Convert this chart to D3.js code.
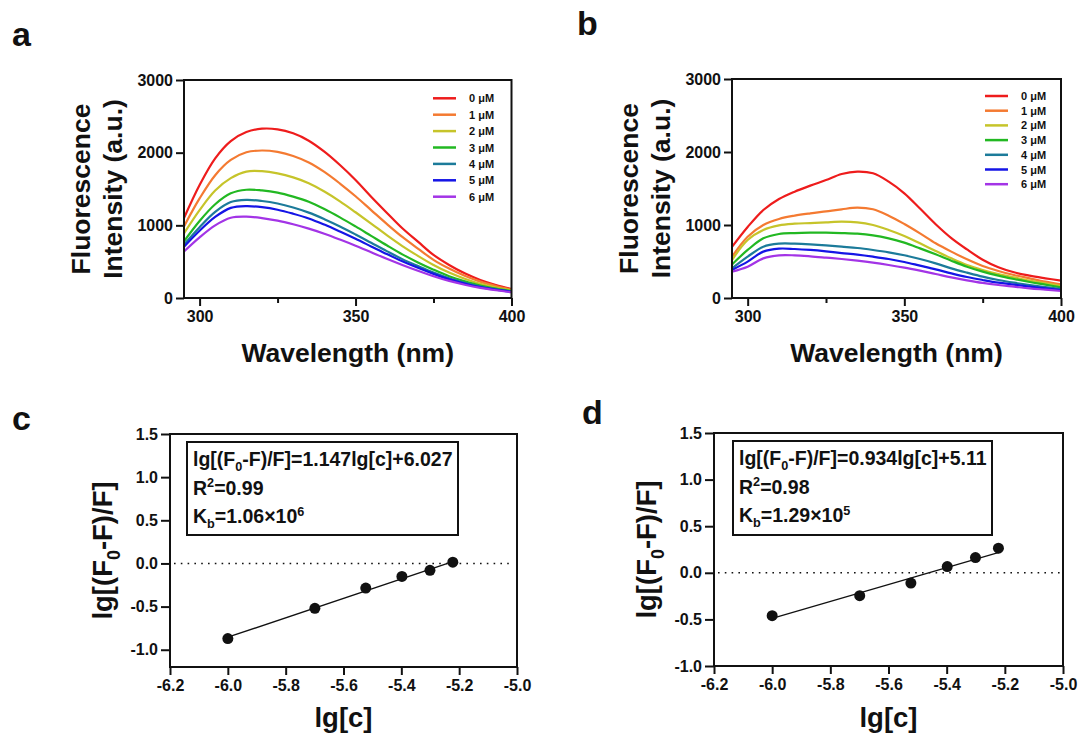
<!DOCTYPE html>
<html>
<head>
<meta charset="utf-8">
<script src="https://cdn.jsdelivr.net/npm/d3@7"></script>
<style>
  body { margin: 0; background: #fff; }
  svg text { font-family: Arial, "Liberation Sans", sans-serif; font-weight: bold; fill: #111; }
  .tick text { font-size: 16px; }
  .tick line { stroke: #111; stroke-width: 2px; }
</style>
</head>
<body>
<script>
// ---- data ----
const wavelengths = [295, 300, 305, 310, 315, 320, 325, 330, 335, 340, 345, 350,
                     355, 360, 365, 370, 375, 380, 385, 390, 395, 400];
const concLabels = ['0 μM', '1 μM', '2 μM', '3 μM', '4 μM', '5 μM', '6 μM'];
const colors = ['#ee1c1c', '#f47a31', '#c6c42a', '#22b822', '#1c7b9a', '#1515e6', '#a334e6'];

// panel a
const specA0 = [1100, 1555, 1922, 2160, 2284, 2330, 2321, 2266, 2165, 2014, 1830, 1624, 1394, 1174, 959, 775, 592, 454, 339, 248, 179, 124];
const specA1 = [985, 1370, 1690, 1900, 2005, 2030, 2010, 1955, 1865, 1735, 1575, 1400, 1210, 1020, 840, 680, 525, 405, 305, 225, 165, 115];
const specA2 = [890, 1210, 1480, 1650, 1740, 1745, 1715, 1660, 1580, 1465, 1330, 1180, 1025, 865, 715, 580, 455, 350, 265, 195, 145, 105];
const specA3 = [780, 1060, 1290, 1440, 1490, 1480, 1450, 1395, 1325, 1225, 1110, 985, 855, 725, 600, 490, 390, 300, 230, 170, 130, 95];
const specA4 = [735, 975, 1185, 1320, 1350, 1335, 1300, 1245, 1175, 1085, 985, 875, 760, 645, 535, 440, 350, 272, 210, 158, 120, 88];
const specA5 = [705, 925, 1115, 1240, 1265, 1250, 1215, 1160, 1095, 1010, 915, 815, 710, 605, 505, 415, 332, 258, 200, 150, 115, 85];
const specA6 = [640, 835, 1000, 1105, 1120, 1100, 1065, 1015, 955, 885, 805, 720, 630, 540, 455, 375, 300, 235, 183, 140, 107, 80];

// panel b
const specB0 = [700, 973, 1205, 1356, 1457, 1539, 1616, 1699, 1731, 1708, 1594, 1434, 1225, 1010, 820, 665, 525, 422, 352, 306, 270, 237];
const specB1 = [566, 840, 1000, 1082, 1128, 1160, 1187, 1215, 1237, 1215, 1128, 1014, 886, 750, 635, 530, 438, 370, 315, 269, 224, 187];
const specB2 = [520, 795, 932, 995, 1018, 1027, 1037, 1046, 1037, 1000, 932, 850, 749, 644, 543, 452, 384, 329, 283, 237, 201, 164];
const specB3 = [460, 658, 817, 877, 890, 895, 895, 890, 881, 858, 817, 758, 680, 598, 511, 429, 361, 306, 260, 219, 183, 146];
const specB4 = [405, 566, 703, 744, 744, 735, 721, 703, 685, 658, 626, 585, 534, 475, 406, 347, 292, 247, 210, 178, 151, 123];
const specB5 = [385, 498, 635, 676, 671, 658, 639, 616, 594, 566, 534, 493, 443, 393, 338, 288, 247, 210, 183, 155, 132, 110];
const specB6 = [360, 429, 543, 584, 584, 571, 553, 534, 511, 484, 452, 416, 374, 329, 283, 242, 206, 178, 155, 132, 114, 96];

const specTicks = [300, 350, 400];
const specMinorTicks = [325, 375];
const intensityTicks = [0, 1000, 2000, 3000];

// panels c and d
const lgConc = [-6.0, -5.699, -5.523, -5.398, -5.301, -5.222];
const lgRatioC = [-0.87, -0.52, -0.285, -0.15, -0.08, 0.015];
const lgRatioD = [-0.46, -0.245, -0.11, 0.067, 0.163, 0.264];
const fitC = [[-6.0, -0.855], [-5.24, 0.0]];
const fitD = [[-6.0, -0.49], [-5.22, 0.22]];
const lgTicks = [-6.2, -6.0, -5.8, -5.6, -5.4, -5.2, -5.0];
const ratioTicks = [-1.0, -0.5, 0.0, 0.5, 1.0, 1.5];

const svg = d3.select('body').append('svg')
  .attr('width', 1081)
  .attr('height', 740);

// writes a line made of [text, 'n'|'sub'|'sup'] parts
function richText(t, parts, size) {
  let shift = 0;
  parts.forEach(([s, mode]) => {
    const target = mode === 'sub' ? size * 0.28 : mode === 'sup' ? -size * 0.38 : 0;
    t.append('tspan')
      .attr('dy', target - shift)
      .attr('font-size', mode === 'n' ? size : size * 0.65)
      .text(s);
    shift = target;
  });
}

function frame(p) {
  svg.append('rect')
    .attr('x', p.x0).attr('y', p.y0)
    .attr('width', p.x1 - p.x0).attr('height', p.y1 - p.y0)
    .attr('fill', 'none').attr('stroke', '#111').attr('stroke-width', 2);
}

function drawSpectra(p, series, leg) {
  const x = d3.scaleLinear().domain([295, 400]).range([p.x0, p.x1]);
  const y = d3.scaleLinear().domain([0, 3000]).range([p.y1, p.y0]);
  const line = d3.line()
    .x((d, i) => x(wavelengths[i]))
    .y(d => y(d))
    .curve(d3.curveCatmullRom.alpha(0.5));

  svg.append('g').selectAll('path')
    .data(series)
    .join('path')
    .attr('d', line)
    .attr('fill', 'none')
    .attr('stroke', (d, i) => colors[i])
    .attr('stroke-width', 2.2);

  svg.append('g')
    .attr('transform', 'translate(0,' + p.y1 + ')')
    .call(d3.axisBottom(x).tickValues(specTicks).tickSize(8).tickPadding(5))
    .call(g => g.select('.domain').remove());
  svg.append('g')
    .attr('transform', 'translate(0,' + p.y1 + ')')
    .call(d3.axisBottom(x).tickValues(specMinorTicks).tickSize(5).tickFormat(''))
    .call(g => g.select('.domain').remove());
  svg.append('g')
    .attr('transform', 'translate(' + p.x0 + ',0)')
    .call(d3.axisLeft(y).tickValues(intensityTicks).tickSize(8).tickPadding(3).tickFormat(d3.format('d')))
    .call(g => g.select('.domain').remove());
  frame(p);

  // legend
  const lg = svg.append('g');
  concLabels.forEach((c, i) => {
    const yy = leg.y + i * leg.dy;
    lg.append('line')
      .attr('x1', leg.x).attr('x2', leg.x + 23)
      .attr('y1', yy).attr('y2', yy)
      .attr('stroke', colors[i]).attr('stroke-width', 2.5);
    lg.append('text')
      .attr('x', leg.x + 36).attr('y', yy + 4)
      .attr('font-size', 11)
      .text(c);
  });

  // axis titles
  const cy = (p.y0 + p.y1) / 2;
  svg.append('text')
    .attr('transform', 'translate(' + (p.x0 - 94) + ',' + cy + ') rotate(-90)')
    .attr('text-anchor', 'middle').attr('font-size', 26.5)
    .text('Fluorescence');
  svg.append('text')
    .attr('transform', 'translate(' + (p.x0 - 62) + ',' + cy + ') rotate(-90)')
    .attr('text-anchor', 'middle').attr('font-size', 26.5)
    .text('Intensity (a.u.)');
  svg.append('text')
    .attr('x', (p.x0 + p.x1) / 2).attr('y', 362)
    .attr('text-anchor', 'middle').attr('font-size', 26.5)
    .text('Wavelength (nm)');
}

function drawBinding(p, yMin, vals, fit, box, lines) {
  const x = d3.scaleLinear().domain([-6.2, -5.0]).range([p.x0, p.x1]);
  const y = d3.scaleLinear().domain([yMin, 1.5]).range([p.y1, p.y0]);

  svg.append('g')
    .attr('transform', 'translate(0,' + p.y1 + ')')
    .call(d3.axisBottom(x).tickValues(lgTicks).tickSize(8).tickPadding(5).tickFormat(d => d.toFixed(1)))
    .call(g => g.select('.domain').remove());
  svg.append('g')
    .attr('transform', 'translate(' + p.x0 + ',0)')
    .call(d3.axisLeft(y).tickValues(ratioTicks).tickSize(9).tickPadding(3).tickFormat(d => d.toFixed(1)))
    .call(g => g.select('.domain').remove());

  // zero reference line
  svg.append('line')
    .attr('x1', p.x0 + 4).attr('x2', p.x1 - 3)
    .attr('y1', y(0)).attr('y2', y(0))
    .attr('stroke', '#111').attr('stroke-width', 1.6)
    .attr('stroke-dasharray', '1.6,5.2');

  svg.append('path')
    .datum(fit)
    .attr('d', d3.line().x(d => x(d[0])).y(d => y(d[1])))
    .attr('fill', 'none').attr('stroke', '#111').attr('stroke-width', 1.3);

  svg.append('g').selectAll('circle')
    .data(vals)
    .join('circle')
    .attr('cx', (d, i) => x(lgConc[i]))
    .attr('cy', d => y(d))
    .attr('r', 5.5)
    .attr('fill', '#111');

  frame(p);

  // equation box
  svg.append('rect')
    .attr('x', box.x).attr('y', box.y)
    .attr('width', box.w).attr('height', box.h)
    .attr('fill', '#fff').attr('stroke', '#111').attr('stroke-width', 2);
  lines.forEach((parts, i) => {
    const t = svg.append('text')
      .attr('x', box.x + 6).attr('y', box.y + 24 + i * 28.5);
    richText(t, parts, 19.5);
  });

  // axis titles
  const yl = svg.append('text')
    .attr('transform', 'translate(' + (p.x0 - 58) + ',' + ((p.y0 + p.y1) / 2) + ') rotate(-90)')
    .attr('text-anchor', 'middle');
  richText(yl, [['lg[(F', 'n'], ['0', 'sub'], ['-F)/F]', 'n']], 27.5);
  svg.append('text')
    .attr('x', (p.x0 + p.x1) / 2).attr('y', 727)
    .attr('text-anchor', 'middle').attr('font-size', 27.5)
    .text('lg[c]');
}

const panelA = { x0: 184, x1: 511.5, y0: 80, y1: 298 };
const panelB = { x0: 732, x1: 1061, y0: 79, y1: 298 };
const panelC = { x0: 170, x1: 517, y0: 434, y1: 667 };
const panelD = { x0: 714, x1: 1063, y0: 433, y1: 666 };

drawSpectra(panelA, [specA0, specA1, specA2, specA3, specA4, specA5, specA6], { x: 433, y: 98.3, dy: 16.4 });
drawSpectra(panelB, [specB0, specB1, specB2, specB3, specB4, specB5, specB6], { x: 985, y: 96, dy: 14.7 });

drawBinding(panelC, -1.2, lgRatioC, fitC, { x: 187, y: 442, w: 271, h: 93 }, [
  [['lg[(F', 'n'], ['0', 'sub'], ['-F)/F]=1.147lg[c]+6.027', 'n']],
  [['R', 'n'], ['2', 'sup'], ['=0.99', 'n']],
  [['K', 'n'], ['b', 'sub'], ['=1.06×10', 'n'], ['6', 'sup']]
]);
drawBinding(panelD, -1.0, lgRatioD, fitD, { x: 733, y: 441, w: 259, h: 94 }, [
  [['lg[(F', 'n'], ['0', 'sub'], ['-F)/F]=0.934lg[c]+5.11', 'n']],
  [['R', 'n'], ['2', 'sup'], ['=0.98', 'n']],
  [['K', 'n'], ['b', 'sub'], ['=1.29×10', 'n'], ['5', 'sup']]
]);

// panel letters
[['a', 12, 46], ['b', 577, 35], ['c', 12, 430], ['d', 582, 424]].forEach(([s, x, y]) => {
  svg.append('text').attr('x', x).attr('y', y).attr('font-size', 34).text(s);
});
</script>
</body>
</html>
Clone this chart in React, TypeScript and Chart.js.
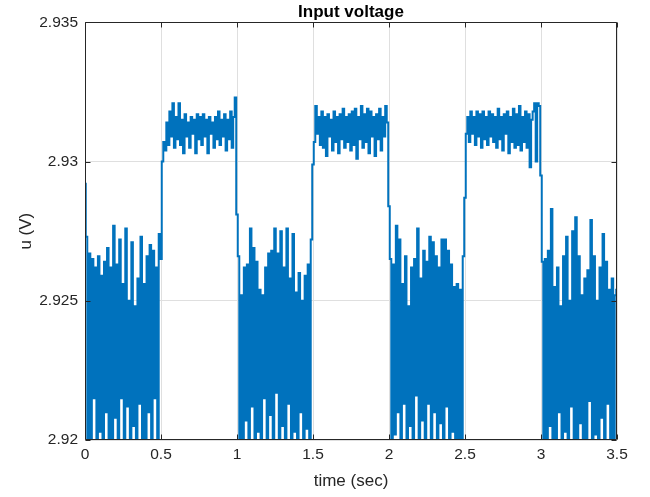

YOUR INSTRUCTIONS:
Begin with the first line of the records and repeat every line up to the one with "140, 107, 80];", counting that line too. Pictures are not part of the copy.

FINAL RESULT:
Convert this chart to D3.js code.
<!DOCTYPE html>
<html>
<head>
<meta charset="utf-8">
<script src="https://cdn.jsdelivr.net/npm/d3@7"></script>
<style>
  body { margin: 0; background: #fff; }
  svg text { font-family: Arial, "Liberation Sans", sans-serif; font-weight: bold; fill: #111; }
  .tick text { font-size: 16px; }
  .tick line { stroke: #111; stroke-width: 2px; }
</style>
</head>
<body>
<script>
// ---- data ----
const wavelengths = [295, 300, 305, 310, 315, 320, 325, 330, 335, 340, 345, 350,
                     355, 360, 365, 370, 375, 380, 385, 390, 395, 400];
const concLabels = ['0 μM', '1 μM', '2 μM', '3 μM', '4 μM', '5 μM', '6 μM'];
const colors = ['#ee1c1c', '#f47a31', '#c6c42a', '#22b822', '#1c7b9a', '#1515e6', '#a334e6'];

// panel a
const specA0 = [1100, 1555, 1922, 2160, 2284, 2330, 2321, 2266, 2165, 2014, 1830, 1624, 1394, 1174, 959, 775, 592, 454, 339, 248, 179, 124];
const specA1 = [985, 1370, 1690, 1900, 2005, 2030, 2010, 1955, 1865, 1735, 1575, 1400, 1210, 1020, 840, 680, 525, 405, 305, 225, 165, 115];
const specA2 = [890, 1210, 1480, 1650, 1740, 1745, 1715, 1660, 1580, 1465, 1330, 1180, 1025, 865, 715, 580, 455, 350, 265, 195, 145, 105];
const specA3 = [780, 1060, 1290, 1440, 1490, 1480, 1450, 1395, 1325, 1225, 1110, 985, 855, 725, 600, 490, 390, 300, 230, 170, 130, 95];
const specA4 = [735, 975, 1185, 1320, 1350, 1335, 1300, 1245, 1175, 1085, 985, 875, 760, 645, 535, 440, 350, 272, 210, 158, 120, 88];
const specA5 = [705, 925, 1115, 1240, 1265, 1250, 1215, 1160, 1095, 1010, 915, 815, 710, 605, 505, 415, 332, 258, 200, 150, 115, 85];
const specA6 = [640, 835, 1000, 1105, 1120, 1100, 1065, 1015, 955, 885, 805, 720, 630, 540, 455, 375, 300, 235, 183, 140, 107, 80];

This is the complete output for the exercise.